Na semana passada foi desbaratada mais uma ação de desrespeito ao ser humano ao se constatar o trabalho análogo à escravidão de 207 trabalhadores que foram “contratados” e “transportados” do Nordeste para o Sul do Brasil para a colheita de uvas.

O trabalho era para três vinícolas famosas, instaladas em Bento Gonçalves. Os gestores das vinícolas prontamente declararam não saber das condições que a terceirizada responsável pela contratação submetia esses trabalhadores.

Quer dizer que só a terceirizada é a vilã? Não é tão simples assim. Cada vez mais, as empresas conscientes devem se preocupar com toda e qualquer contratação, envolvendo também a cadeia de suprimentos e não só com a operação sob seu controle direto.

Lembremo-nos do famoso caso da Nike, acusada de ser conivente com o trabalho infantil, ao contratar um fornecedor chinês inescrupuloso. Mais recentemente foi a Zara, também acusada solidariamente pelo trabalho análogo à escravidão imposto por seus fornecedores asiáticos.

O ponto crucial aqui é: a empresa não pode declarar ignorância e jogar toda a culpa no “outro”. Ao adquirir um insumo de um terceiro, a empresa deve se certificar das condições com as quais aquele bem ou serviço foi gerado.

Mais do que isso, deve haver um processo de orientação e homologação eficaz para que o fornecedor se comprometa com a observância de práticas éticas e respeitosas com as pessoas e o meio ambiente. De uma maneira geral, temos a tendência de vilanizar o outro, sem antes julgarmos as próprias ações.

Ficamos possessos ao ver uma dona de casa desavisada lavar demoradamente sua calçada com uma mangueira jorrando água além do necessário. Mas quantos de nós nos preocupamos em tomar banhos mais curtos, em fechar a torneira nos intervalos de uso e otimizar a lavagem de roupas, por exemplo? Os errados são os outros...
Por outro lado, às vezes, embarcamos na onda de críticas fáceis, apontando o dedo inquisidor para o lado errado. O papel, por exemplo. É comum vermos assinaturas de e-mails com uma frase de alerta do tipo: “Não imprima e salve xx árvores.”

Desconhecimento total. Fake news, mesmo! No Brasil, 100% da produção de celulose e papel vêm de florestas plantadas especialmente para esse fim. Você não estará derrubando nenhuma árvore nativa ao usar o papel.

Seria o mesmo que dizer: “Não coma salada e salve xx alfaces”. Todos os dias, são plantadas no Brasil, em média, o equivalente a cerca de 500 campos de futebol de árvores para a produção de papel e outros produtos. O Brasil tem 7,8 milhões de hectares de florestas plantadas.
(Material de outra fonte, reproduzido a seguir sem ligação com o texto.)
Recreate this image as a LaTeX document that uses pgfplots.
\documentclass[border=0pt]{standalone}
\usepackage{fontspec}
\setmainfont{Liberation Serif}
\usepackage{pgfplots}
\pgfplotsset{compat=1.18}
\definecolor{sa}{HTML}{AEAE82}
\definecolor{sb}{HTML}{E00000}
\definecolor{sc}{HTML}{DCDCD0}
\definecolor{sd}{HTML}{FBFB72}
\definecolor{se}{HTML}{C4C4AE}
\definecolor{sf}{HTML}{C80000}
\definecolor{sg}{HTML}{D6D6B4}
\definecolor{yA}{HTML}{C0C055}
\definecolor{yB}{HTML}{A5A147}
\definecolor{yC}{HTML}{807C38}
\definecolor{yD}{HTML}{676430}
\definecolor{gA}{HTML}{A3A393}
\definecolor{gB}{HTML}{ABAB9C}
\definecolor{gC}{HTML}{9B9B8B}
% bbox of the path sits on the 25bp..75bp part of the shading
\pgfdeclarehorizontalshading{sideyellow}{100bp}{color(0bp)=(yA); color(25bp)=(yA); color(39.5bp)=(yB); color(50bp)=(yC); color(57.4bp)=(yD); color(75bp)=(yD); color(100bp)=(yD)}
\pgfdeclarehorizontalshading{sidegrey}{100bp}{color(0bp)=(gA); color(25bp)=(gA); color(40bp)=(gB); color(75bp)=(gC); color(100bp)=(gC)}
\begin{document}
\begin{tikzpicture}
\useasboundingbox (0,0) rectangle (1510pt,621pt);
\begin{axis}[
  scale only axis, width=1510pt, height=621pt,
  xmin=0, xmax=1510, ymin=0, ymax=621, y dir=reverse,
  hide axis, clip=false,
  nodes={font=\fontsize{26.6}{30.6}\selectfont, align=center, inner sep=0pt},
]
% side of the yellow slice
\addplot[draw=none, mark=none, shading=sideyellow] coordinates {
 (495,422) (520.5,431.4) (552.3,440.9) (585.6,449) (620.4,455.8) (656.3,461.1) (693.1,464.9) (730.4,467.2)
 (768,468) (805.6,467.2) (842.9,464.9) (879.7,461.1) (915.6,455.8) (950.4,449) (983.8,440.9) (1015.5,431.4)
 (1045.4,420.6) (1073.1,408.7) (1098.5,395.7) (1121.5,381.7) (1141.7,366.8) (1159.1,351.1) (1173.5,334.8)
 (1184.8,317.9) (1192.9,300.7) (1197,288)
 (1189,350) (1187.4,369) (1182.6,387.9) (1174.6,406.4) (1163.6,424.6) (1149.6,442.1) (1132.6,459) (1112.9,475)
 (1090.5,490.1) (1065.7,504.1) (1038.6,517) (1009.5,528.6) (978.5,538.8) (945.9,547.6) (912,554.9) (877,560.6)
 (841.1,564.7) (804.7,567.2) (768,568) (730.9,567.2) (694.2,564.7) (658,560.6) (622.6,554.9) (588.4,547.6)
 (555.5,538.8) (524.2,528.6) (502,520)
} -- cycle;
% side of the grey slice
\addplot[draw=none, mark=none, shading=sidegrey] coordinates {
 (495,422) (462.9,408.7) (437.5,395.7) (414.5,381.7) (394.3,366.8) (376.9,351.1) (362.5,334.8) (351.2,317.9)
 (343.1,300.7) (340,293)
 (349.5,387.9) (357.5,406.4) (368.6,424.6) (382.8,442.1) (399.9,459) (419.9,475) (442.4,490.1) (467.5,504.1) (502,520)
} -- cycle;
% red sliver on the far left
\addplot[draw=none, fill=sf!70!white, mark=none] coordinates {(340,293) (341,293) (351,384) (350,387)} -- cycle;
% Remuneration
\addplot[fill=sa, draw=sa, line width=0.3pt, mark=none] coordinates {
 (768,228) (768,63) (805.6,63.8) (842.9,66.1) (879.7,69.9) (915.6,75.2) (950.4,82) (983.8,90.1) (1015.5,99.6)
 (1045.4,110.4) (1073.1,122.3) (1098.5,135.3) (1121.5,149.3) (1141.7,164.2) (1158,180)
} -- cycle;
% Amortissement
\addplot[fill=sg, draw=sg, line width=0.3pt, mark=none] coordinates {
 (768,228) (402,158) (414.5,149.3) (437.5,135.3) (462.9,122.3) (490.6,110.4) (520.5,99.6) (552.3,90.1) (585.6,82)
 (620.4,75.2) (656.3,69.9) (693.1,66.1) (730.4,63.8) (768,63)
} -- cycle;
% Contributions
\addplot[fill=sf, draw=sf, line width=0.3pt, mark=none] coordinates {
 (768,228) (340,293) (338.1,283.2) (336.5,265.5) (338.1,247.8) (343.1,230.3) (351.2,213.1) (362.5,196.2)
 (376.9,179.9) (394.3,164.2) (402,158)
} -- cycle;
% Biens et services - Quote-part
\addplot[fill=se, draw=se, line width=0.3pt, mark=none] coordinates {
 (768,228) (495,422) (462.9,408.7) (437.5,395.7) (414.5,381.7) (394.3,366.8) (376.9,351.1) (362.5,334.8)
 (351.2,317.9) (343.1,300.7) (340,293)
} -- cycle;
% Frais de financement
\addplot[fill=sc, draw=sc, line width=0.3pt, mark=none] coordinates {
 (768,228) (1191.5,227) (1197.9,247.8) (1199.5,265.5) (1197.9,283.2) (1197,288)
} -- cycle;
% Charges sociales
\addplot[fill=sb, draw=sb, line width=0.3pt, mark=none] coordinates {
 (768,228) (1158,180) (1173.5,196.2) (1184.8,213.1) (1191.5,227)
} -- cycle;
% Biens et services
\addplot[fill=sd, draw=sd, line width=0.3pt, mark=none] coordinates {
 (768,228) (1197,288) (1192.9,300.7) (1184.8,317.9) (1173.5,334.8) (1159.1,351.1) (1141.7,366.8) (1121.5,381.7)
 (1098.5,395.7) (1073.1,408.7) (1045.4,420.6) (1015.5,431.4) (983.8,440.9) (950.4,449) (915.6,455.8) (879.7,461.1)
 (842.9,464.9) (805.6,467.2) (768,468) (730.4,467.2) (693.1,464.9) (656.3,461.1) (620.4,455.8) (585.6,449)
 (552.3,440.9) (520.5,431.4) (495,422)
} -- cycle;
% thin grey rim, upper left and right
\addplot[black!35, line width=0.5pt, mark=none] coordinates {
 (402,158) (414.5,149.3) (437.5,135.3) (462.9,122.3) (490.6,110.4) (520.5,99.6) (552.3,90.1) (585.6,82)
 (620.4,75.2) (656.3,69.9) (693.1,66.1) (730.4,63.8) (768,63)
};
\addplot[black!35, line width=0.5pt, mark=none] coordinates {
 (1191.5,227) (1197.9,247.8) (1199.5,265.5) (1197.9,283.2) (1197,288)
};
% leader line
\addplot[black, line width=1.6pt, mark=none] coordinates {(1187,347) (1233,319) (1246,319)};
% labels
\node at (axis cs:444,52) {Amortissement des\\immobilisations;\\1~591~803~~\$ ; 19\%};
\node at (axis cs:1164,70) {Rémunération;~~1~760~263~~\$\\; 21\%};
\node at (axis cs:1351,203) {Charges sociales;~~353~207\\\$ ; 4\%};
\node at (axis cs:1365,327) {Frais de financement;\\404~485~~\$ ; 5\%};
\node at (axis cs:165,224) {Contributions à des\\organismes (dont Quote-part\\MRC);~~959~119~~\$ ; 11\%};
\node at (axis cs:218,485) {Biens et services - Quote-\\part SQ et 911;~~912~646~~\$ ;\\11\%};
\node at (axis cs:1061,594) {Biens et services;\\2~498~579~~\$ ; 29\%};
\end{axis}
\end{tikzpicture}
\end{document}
Além disso, o papel, depois de descartado, se degrada rapidamente, ao contrário do plástico e outros produtos derivados do petróleo, esses sim os verdadeiros vilões. E boa parte do descartado é reciclado. O Brasil é um dos maiores recicladores de papel do mundo, com 68% de recuperação. Portanto, a produção de papel é sustentável e não pode ser apontada como vilã.

Voltando à questão da contratação descuidada de fornecedores, é preciso levar em conta também se a pressão por preços exageradamente baixos ou outras condições leoninas – como prazos de pagamentos elásticos demais – não levam a uma reação em cadeia, prejudicando stakeholders. Uma visão mais moderna, do capitalismo consciente e dos princípios ESG, determina que a empresa procure relações ganha-ganha-ganha, procurando viabilizar seu negócio de uma forma respeitosa e equilibrada para todos.

Portanto, antes de julgar o “outro”, olhe-se no espelho e faça uma autocrítica. Um bom início de alinhamento de uma empresa aos princípios ESG, por exemplo, começa com um diagnóstico preciso. Devemos olhar para dentro, para nossos processos e ações, mas também para toda nossa cadeia de suprimentos. E aí ter a devida noção de quem são os verdadeiros vilões da história. Nem sempre são os “outros”.